Executions are clearly key to surviving deeper into Yaiba: Ninja Gaiden Z. To perform one you first need to warm up your victim (or victims) with some basic attacks, especially the kind that involve the swirling of a flail, then press the left trigger during the brief period in which you’re advised to do so by an on-screen hint. Although initially such an exhibition is unnecessary since you can easily avoid damage by moving around, keeping out of harm’s way and mowing down enemies.

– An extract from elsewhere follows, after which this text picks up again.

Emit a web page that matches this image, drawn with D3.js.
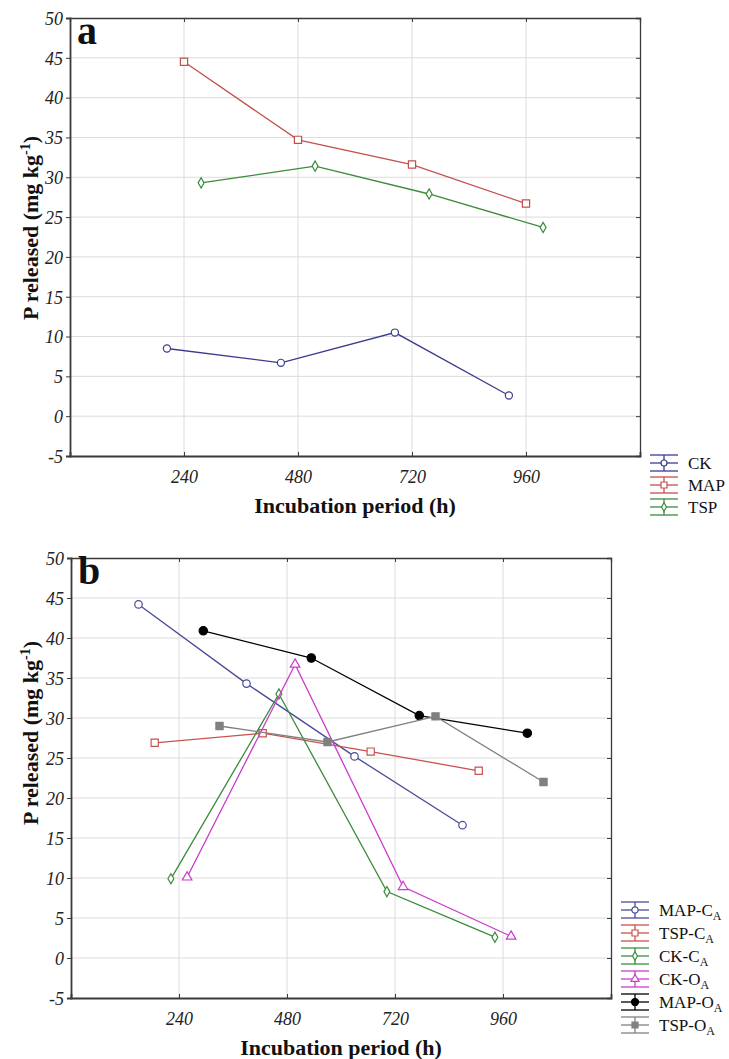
<!DOCTYPE html>
<html lang="en">
<head>
    <meta charset="UTF-8">
    <title>P released vs incubation period</title>
    <script src="https://d3js.org/d3.v7.min.js"></script>
    <style>
        body { margin: 0; background: #fff; }
        svg { display: block; }
        svg text { font-family: "Liberation Serif", "Times New Roman", serif; }
        .axis-title { font-size: 22px; font-weight: bold; fill: #111; }
        .legend-label { font-size: 17px; fill: #111; }
    </style>
</head>
<body>
<svg id="chart" width="729" height="1059"></svg>
<script>
    // incubation times (h)
    const hours = [240, 480, 720, 960];
    const yTicks = [-5, 0, 5, 10, 15, 20, 25, 30, 35, 40, 45, 50];

    // panel a
    const namesA = ["CK", "MAP", "TSP"];
    const ckA  = [8.5, 6.7, 10.5, 2.6];
    const mapA = [44.5, 34.7, 31.6, 26.7];
    const tspA = [29.3, 31.4, 27.9, 23.7];

    // panel b (labels get a subscript "A")
    const namesB = ["MAP-C", "TSP-C", "CK-C", "CK-O", "MAP-O", "TSP-O"];
    const mapCB = [44.2, 34.3, 25.2, 16.6];
    const tspCB = [26.9, 28.1, 25.8, 23.4];
    const ckCB  = [9.9, 33.0, 8.3, 2.6];
    const ckOB  = [10.1, 36.7, 8.9, 2.7];
    const mapOB = [40.9, 37.5, 30.3, 28.1];
    const tspOB = [29.0, 27.0, 30.2, 22.0];

    const svg = d3.select("#chart");

    const styleA = [
        { color: "#3c3c8e", symbol: d3.symbolCircle, size: 40, fill: false },
        { color: "#c4504c", symbol: d3.symbolSquare, size: 52, fill: false },
        { color: "#3b8b3b", symbol: d3.symbolDiamond, size: 30, fill: false }
    ];
    const styleB = [
        { color: "#4a4a98", symbol: d3.symbolCircle, size: 44, fill: false },
        { color: "#c8524e", symbol: d3.symbolSquare, size: 52, fill: false },
        { color: "#3b8b3b", symbol: d3.symbolDiamond, size: 30, fill: false },
        { color: "#cc3ccc", symbol: d3.symbolTriangle, size: 40, fill: false },
        { color: "#000000", symbol: d3.symbolCircle, size: 55, fill: true },
        { color: "#808080", symbol: d3.symbolSquare, size: 52, fill: true }
    ];

    function styleTick(sel) {
        sel.style("font-family", "'Liberation Serif', serif")
            .style("font-style", "italic")
            .style("font-size", "18px")
            .attr("fill", "#222");
    }

    function drawPanel(cfg) {
        const g = svg.append("g");
        const x = d3.scaleLinear().domain([0, 1200]).range([cfg.left, cfg.right]);
        const y = d3.scaleLinear().domain([-5, 50]).range([cfg.bottom, cfg.top]);

        // grid
        g.append("g").selectAll("line").data(yTicks.slice(1, -1)).join("line")
            .attr("x1", cfg.left).attr("x2", cfg.right)
            .attr("y1", d => y(d)).attr("y2", d => y(d))
            .attr("stroke", "#dcdcdc").attr("stroke-width", 1);
        g.append("g").selectAll("line").data(hours).join("line")
            .attr("y1", cfg.top).attr("y2", cfg.bottom)
            .attr("x1", d => x(d)).attr("x2", d => x(d))
            .attr("stroke", "#dcdcdc").attr("stroke-width", 1);

        // axes: left outward, others inward
        const fmt = d => String(d);
        const left = g.append("g").attr("transform", `translate(${cfg.left},0)`)
            .call(d3.axisLeft(y).tickValues(yTicks).tickSize(4).tickFormat(fmt));
        const bottom = g.append("g").attr("transform", `translate(0,${cfg.bottom})`)
            .call(d3.axisBottom(x).tickValues(hours).tickSize(-4).tickFormat(fmt));
        const top = g.append("g").attr("transform", `translate(0,${cfg.top})`)
            .call(d3.axisTop(x).tickValues(hours).tickSize(-4).tickFormat(""));
        const right = g.append("g").attr("transform", `translate(${cfg.right},0)`)
            .call(d3.axisRight(y).tickValues(yTicks).tickSize(-4).tickFormat(""));
        [left, bottom, top, right].forEach(a => a.attr("font-family", null).attr("font-size", null));
        g.selectAll(".domain").attr("stroke", "#3a3a3a").attr("stroke-width", 1.3);
        left.select(".domain").attr("stroke-width", 1.8);
        bottom.select(".domain").attr("stroke-width", 1.8);
        g.selectAll(".tick line").attr("stroke", "#3a3a3a");
        left.selectAll(".tick text").attr("x", -7).attr("dy", "0.35em").call(styleTick);
        bottom.selectAll(".tick text").attr("y", 14).attr("dy", "0.71em").call(styleTick);

        // series, dodged sideways by 36 h each
        const n = cfg.series.length;
        cfg.series.forEach((vals, i) => {
            const st = cfg.styles[i];
            const off = (i - (n - 1) / 2) * 36;
            const pts = vals.map((v, k) => [x(hours[k] + off), y(v)]);
            g.append("path")
                .attr("d", d3.line()(pts))
                .attr("fill", "none")
                .attr("stroke", st.color)
                .attr("stroke-width", 1.3);
            g.append("g").selectAll("path").data(pts).join("path")
                .attr("transform", d => `translate(${d[0]},${d[1]})`)
                .attr("d", d3.symbol(st.symbol, st.size))
                .attr("fill", st.fill ? st.color : "#fff")
                .attr("stroke", st.color)
                .attr("stroke-width", 1.2);
        });

        // panel letter
        g.append("text").attr("x", cfg.left + 7).attr("y", cfg.top + 26)
            .attr("font-size", 40).attr("font-weight", "bold").attr("fill", "#111")
            .text(cfg.letter);

        // axis titles
        g.append("text").attr("class", "axis-title")
            .attr("x", (cfg.left + cfg.right) / 2).attr("y", cfg.bottom + 57)
            .attr("text-anchor", "middle").text("Incubation period (h)");
        const yt = g.append("text").attr("class", "axis-title")
            .attr("transform", `translate(38,${cfg.ytitleY}) rotate(-90)`)
            .attr("text-anchor", "middle");
        yt.append("tspan").text("P released (mg kg");
        yt.append("tspan").attr("font-size", 14).attr("dy", -8).text("-1");
        yt.append("tspan").attr("dy", 8).text(")");

        // legend
        const lg = g.append("g");
        cfg.names.forEach((name, i) => {
            const st = cfg.styles[i];
            const cy = cfg.legendY + i * cfg.legendStep;
            const x0 = cfg.right + 10, x1 = x0 + 28, xm = (x0 + x1) / 2;
            [-8, 0, 8].forEach(dy => {
                lg.append("line").attr("x1", x0).attr("x2", x1)
                    .attr("y1", cy + dy).attr("y2", cy + dy)
                    .attr("stroke", st.color).attr("stroke-width", 1.3);
            });
            lg.append("line").attr("x1", xm).attr("x2", xm)
                .attr("y1", cy - 8).attr("y2", cy + 8)
                .attr("stroke", st.color).attr("stroke-width", 1.3);
            lg.append("path").attr("transform", `translate(${xm},${cy})`)
                .attr("d", d3.symbol(st.symbol, st.size * 0.7))
                .attr("fill", st.fill ? st.color : "#fff")
                .attr("stroke", st.color).attr("stroke-width", 1.2);
            const t = lg.append("text").attr("class", "legend-label")
                .attr("x", x1 + 10).attr("y", cy + 6).text(name);
            if (cfg.sub) {
                t.append("tspan").attr("font-size", 12).attr("dy", 4).text(cfg.sub);
            }
        });
    }

    drawPanel({
        left: 70, right: 640, top: 18, bottom: 456,
        letter: "a", ytitleY: 228,
        series: [ckA, mapA, tspA], styles: styleA, names: namesA,
        legendY: 463, legendStep: 22
    });

    drawPanel({
        left: 71, right: 611, top: 558, bottom: 998,
        letter: "b", ytitleY: 733,
        series: [mapCB, tspCB, ckCB, ckOB, mapOB, tspOB], styles: styleB, names: namesB, sub: "A",
        legendY: 910, legendStep: 23
    });
</script>
</body>
</html>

Eventually, performing a showy manoeuvre (which occurs so quickly it’s hard to see what actually happened) becomes precisely what you want to be doing as often as possible – because that’s how you get awarded health points. And as you slaughter with speed, so you build up your Blood lust – a pool of power that can be unleashed by clicking both sticks down to perform vastly more devastating attacks for a limited time. So devastating, in fact, that you can kill a major foe in just a few blows. And so we meet specialized “stiffs” (geddit?) who come in a variety of element-based guises when the game begins proper. They’re more eager to block, have a number of different attack styles and only a few are needed to turn what was a cakewalk into a nightmare. The Punch Drunk, for example, can perform a devastating grapple, Fire Stiffs can belch flames and Zombrides and other electricity based units need to have their energy fields broken by Yaiba’s non conducting flail before they can be hurt, while being able to zap from afar. And the Blister Sisters and Bile Stiffs vomit toxic waste.
Once increasing numbers of these more effective enemies come into play, the game begins to show some form of Devil May Cry-like promise. You’ll need to level your abilities and unlock combos to deal with them and increase your resistance to whatever element they use, and should you perform an execution on one you can rip off part of its body to use as a special, yet silly, weapon. As far as the preview code demonstrated, you’ll also have to deal with more and more issues concerning a fixed camera system, as it was often near impossible to make out what was going on, or what could actually be done about a situation.
Unlike Ninja Gaiden, the right stick isn’t used to dodge at all. Instead you need to press A to get in and out of the way while pushing in a direction. When we interviewed the developer (turn the page) we asked why such a scheme had been chosen. The answer: to differentiate the game from normal Ninja Gaiden. Fair enough, but it also meant that Yaiba can’t use A to jump during combat – only when he’s moving between combat areas, running on walls and bounding up platforms. Consequently we couldn't even hop up just to make sure where we were, or move the camera to gain a better view.

Should such confusing irks get resolved, and Yaiba’s personality either be enjoyed or just ignored, then Ninja Gaiden Z might actually have something more to offer than willful offence and crassness. So far, thanks to perplexing camera work and numerous bugs it’s hard to tell, though we have been assured that there’s more to the game’s central character than him just being a nasty and poorly scripted prick. Who knows? He could just be misunderstood, and not just a nimble, nasty sex organ with an insatiable need to slosh other people’s bodily fluids everywhere.